DESCRIPTION OF THE TASK:
Without the pictures, retype exactly the lines from the top of the entries below through the line that contains "import pandas as pd".

INPUT RECORDS:

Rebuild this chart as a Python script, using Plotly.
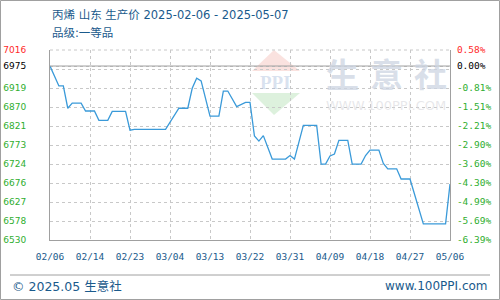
import plotly.graph_objects as go
import pandas as pd

# ---- data ----
dates = ["2025-02-06", "2025-02-08", "2025-02-09", "2025-02-10", "2025-02-11", "2025-02-13",
         "2025-02-14", "2025-02-16", "2025-02-17", "2025-02-19", "2025-02-20", "2025-02-23",
         "2025-02-24", "2025-02-25", "2025-03-04", "2025-03-07", "2025-03-09", "2025-03-10",
         "2025-03-11", "2025-03-12", "2025-03-14", "2025-03-16", "2025-03-17", "2025-03-18",
         "2025-03-20", "2025-03-22", "2025-03-23", "2025-03-24", "2025-03-25", "2025-03-26",
         "2025-03-28", "2025-03-31", "2025-04-01", "2025-04-02", "2025-04-04", "2025-04-07",
         "2025-04-08", "2025-04-09", "2025-04-10", "2025-04-11", "2025-04-12", "2025-04-14",
         "2025-04-15", "2025-04-17", "2025-04-18", "2025-04-19", "2025-04-21", "2025-04-22",
         "2025-04-23", "2025-04-25", "2025-04-26", "2025-04-28", "2025-05-01", "2025-05-06",
         "2025-05-07"]
prices = [6975, 6924, 6924, 6867, 6880, 6880,
          6860, 6860, 6836, 6836, 6859, 6859,
          6811, 6813, 6813, 6867, 6867, 6918,
          6944, 6937, 6847, 6847, 6911, 6911,
          6871, 6882, 6882, 6796, 6783, 6797,
          6737, 6737, 6746, 6737, 6823, 6823,
          6724, 6724, 6745, 6750, 6785, 6785,
          6724, 6724, 6746, 6760, 6760, 6726,
          6712, 6712, 6686, 6686, 6571, 6571,
          6673]

x_tick_labels = ["02/06", "02/14", "02/23", "03/04", "03/13", "03/22",
                 "03/31", "04/09", "04/18", "04/27", "05/06"]
y_tick_vals = [6530, 6578.6, 6627.2, 6675.8, 6724.4, 6773.0, 6821.6,
               6870.2, 6918.8, 6967.4, 6975, 7016]
y_left_labels = ["6530", "6578", "6627", "6676", "6724", "6773", "6821",
                 "6870", "6919", "", "6975", "7016"]
y_right_labels = ["-6.39%", "-5.69%", "-4.99%", "-4.30%", "-3.60%", "-2.90%", "-2.21%",
                  "-1.51%", "-0.81%", "", "0.00%", "0.58%"]
base_price = 6975

title_line1 = "丙烯 山东 生产价 2025-02-06 - 2025-05-07"
title_line2 = "品级:一等品"
footer_left = "© 2025.05 生意社"
footer_right = "www.100PPI.com"
watermark_chars = ["生", "意", "社"]
watermark_url = "WWW.100PPI.COM"

# ---- styling ----
GREEN = "#2fae2f"
RED = "#ff2a2a"
BLACK = "#000000"
BLUE_TXT = "#1a5a8c"
GRID = "#c8c8c8"
BORDER = "#a0a0a0"
WM = "rgba(205,213,226,0.75)"


def colour_for(v):
    if v > base_price:
        return RED
    if v == base_price:
        return BLACK
    return GREEN


left_text = [f"<span style='color:{colour_for(v)}'>{t}</span>" if t else ""
             for v, t in zip(y_tick_vals, y_left_labels)]
right_text = [f"<span style='color:{colour_for(v)}'>{t}</span>" if t else ""
              for v, t in zip(y_tick_vals, y_right_labels)]

x_start = pd.Timestamp(dates[0])
x_end = pd.Timestamp(dates[-1])
x_tick_vals = [(x_start + pd.Timedelta(days=9 * k)).strftime("%Y-%m-%d")
               for k in range(len(x_tick_labels))]

fig = go.Figure()
fig.add_trace(go.Scatter(x=dates, y=prices, mode="lines",
                         line=dict(color="#3a9ad9", width=1.3),
                         hoverinfo="skip", showlegend=False))
fig.add_trace(go.Scatter(x=dates, y=prices, mode="lines", yaxis="y2",
                         line=dict(color="rgba(0,0,0,0)", width=0),
                         hoverinfo="skip", showlegend=False))

yr = [6530, 7016]
fig.update_layout(
    width=500, height=300,
    margin=dict(l=50, r=50, t=50, b=60, autoexpand=False),
    paper_bgcolor="white", plot_bgcolor="white",
    showlegend=False,
    xaxis=dict(
        type="date", automargin=False,
        range=[x_start.strftime("%Y-%m-%d"), x_end.strftime("%Y-%m-%d")],
        tickmode="array", tickvals=x_tick_vals, ticktext=x_tick_labels,
        showgrid=True, gridcolor=GRID, griddash="3px,3px", gridwidth=1,
        showline=True, linecolor=BORDER, linewidth=1,
        ticks="", zeroline=False,
        tickfont=dict(family="DejaVu Sans Mono", size=9.5, color=BLUE_TXT),
        ticklabelstandoff=8,
    ),
    yaxis=dict(
        automargin=False,
        range=yr, tickmode="array", tickvals=y_tick_vals, ticktext=left_text,
        showgrid=True, gridcolor=GRID, griddash="3px,3px", gridwidth=1,
        showline=True, linecolor=BORDER, linewidth=1,
        ticks="", zeroline=False,
        tickfont=dict(family="DejaVu Sans", size=9),
        ticklabelstandoff=21,
    ),
    yaxis2=dict(
        automargin=False,
        range=yr, overlaying="y", side="right",
        tickmode="array", tickvals=y_tick_vals, ticktext=right_text,
        showgrid=False, showline=True, linecolor=BORDER, linewidth=1,
        ticks="", zeroline=False,
        tickfont=dict(family="DejaVu Sans Mono", size=9.5),
        ticklabelstandoff=4,
    ),
)

W, H, L, T, B = 400.0, 190.0, 50.0, 50.0, 240.0


def px(xp):
    return (xp - L) / W


def py(yp):
    return (B - yp) / H


shapes = []
# dashed top edge of plot
shapes.append(dict(type="line", xref="paper", yref="paper", x0=0, x1=1, y0=1, y1=1,
                   line=dict(color=GRID, width=1, dash="3px,3px")))
# solid base line at base price
shapes.append(dict(type="line", xref="paper", yref="y", x0=0, x1=1,
                   y0=base_price, y1=base_price, line=dict(color=BORDER, width=1)))
# watermark logo (PPI)
shapes.append(dict(type="path", xref="paper", yref="paper", layer="below",
                   path=f"M {px(252)} {py(71)} L {px(274)} {py(50)} L {px(300)} {py(71)} Z",
                   fillcolor="rgba(240,160,150,0.30)", line=dict(width=0)))
shapes.append(dict(type="path", xref="paper", yref="paper", layer="below",
                   path=f"M {px(252)} {py(93)} L {px(300)} {py(93)} L {px(274)} {py(115)} Z",
                   fillcolor="rgba(150,210,150,0.32)", line=dict(width=0)))
# footer separator
shapes.append(dict(type="line", xref="paper", yref="paper", x0=px(10), x1=px(490),
                   y0=py(275), y1=py(275), line=dict(color=BORDER, width=1)))
# outer border
shapes.append(dict(type="rect", xref="paper", yref="paper", x0=px(0.5), x1=px(499.5),
                   y0=py(299.5), y1=py(0.5), line=dict(color=BORDER, width=1)))
fig.update_layout(shapes=shapes)

ann = []
TITLE_FONT = "DejaVu Sans, Noto Sans CJK SC"
ann.append(dict(text=title_line1, xref="paper", yref="paper", x=px(50), y=py(15),
                xanchor="left", yanchor="middle", showarrow=False,
                font=dict(family=TITLE_FONT, size=11.5, color=BLUE_TXT)))
ann.append(dict(text=title_line2, xref="paper", yref="paper", x=px(50), y=py(33),
                xanchor="left", yanchor="middle", showarrow=False,
                font=dict(family=TITLE_FONT, size=11.5, color=BLUE_TXT)))
ann.append(dict(text=footer_left, xref="paper", yref="paper", x=px(10), y=py(286),
                xanchor="left", yanchor="middle", showarrow=False,
                font=dict(family=TITLE_FONT, size=12.5, color=BLUE_TXT)))
ann.append(dict(text=footer_right, xref="paper", yref="paper", x=px(490), y=py(286),
                xanchor="right", yanchor="middle", showarrow=False,
                font=dict(family="DejaVu Sans", size=12, color=BLUE_TXT)))
# watermark text
for ch, cx in zip(watermark_chars, [342, 386, 430]):
    ann.append(dict(text=f"<b>{ch}</b>", xref="paper", yref="paper", x=px(cx), y=py(73),
                    xanchor="center", yanchor="middle", showarrow=False,
                    font=dict(family="Noto Sans CJK SC", size=33, color=WM)))
ann.append(dict(text=watermark_url, xref="paper", yref="paper", x=px(386), y=py(105),
                xanchor="center", yanchor="middle", showarrow=False,
                font=dict(family="DejaVu Sans", size=13, color="rgba(215,215,220,0.6)")))
ann.append(dict(text="<b>PPI</b>", xref="paper", yref="paper", x=px(275), y=py(82),
                xanchor="center", yanchor="middle", showarrow=False,
                font=dict(family="Liberation Serif", size=19, color="rgba(170,190,220,0.45)")))
fig.update_layout(annotations=ann)

fig.write_html("out.html", config={"displayModeBar": False})
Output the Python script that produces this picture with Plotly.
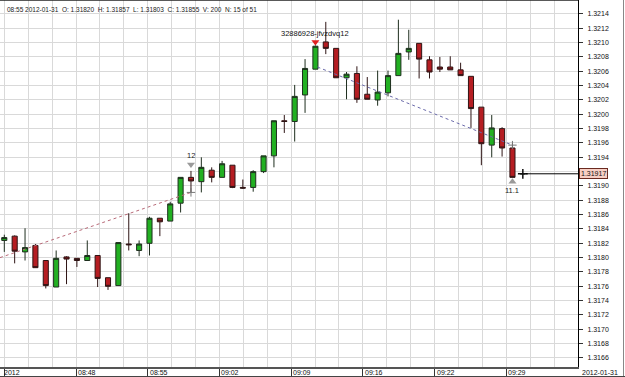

TASK RESPONSE:
Rebuild this chart as a Python script, using Plotly.
import plotly.graph_objects as go
import pandas as pd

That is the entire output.